Thursday, November 8, 2012
Greece and the euro: Toil and trouble
November 10, 2012
Greece’s fragile coalition government only narrowly averted disaster on November 7th when it won parliamentary approval for a drastic new austerity package. The package scraped through with 153 votes to 128 in the 300-member house.
Antonis Samaras, the prime minister, made the best of it, saying that “Greece has turned a page.” Meanwhile furious anti-austerity protesters outside parliament hurled stones and Molotov cocktails at police in what has become a grim ritual.

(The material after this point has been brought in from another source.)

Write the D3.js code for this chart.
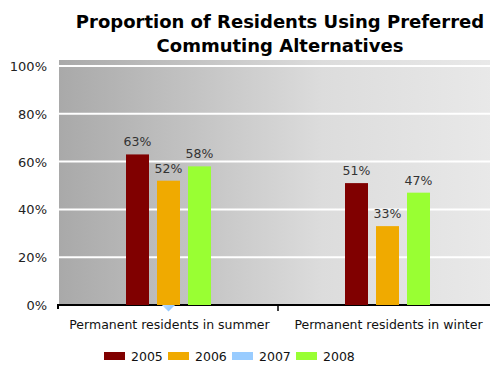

The debate over the latest austerity measures, the toughest yet, had turned angry even before lawmakers studied the 500-page “poly-law” before them. Presenting the four-year programme to parliament’s economics committee, Yannis Stournaras, the finance minister, fended off attacks from Syriza, the leftist opposition party, pointing out that if it were voted down Greece would lose a desperately needed €31.5 billion ($40 billion) slice of its bail-out funding, would default on its next debt repayment and would surely then make a disorderly exit from the euro.
Mr Stournaras had gradually given ground over four months of negotiations with the “troika” of the European Union, the European Central Bank and the IMF on the package to be implemented in 2013 and 2014. Greek proposals for cuts in government operating costs were rejected as unrealistic. So they were replaced by “permanent” spending reductions, code for slashing salaries and pensions.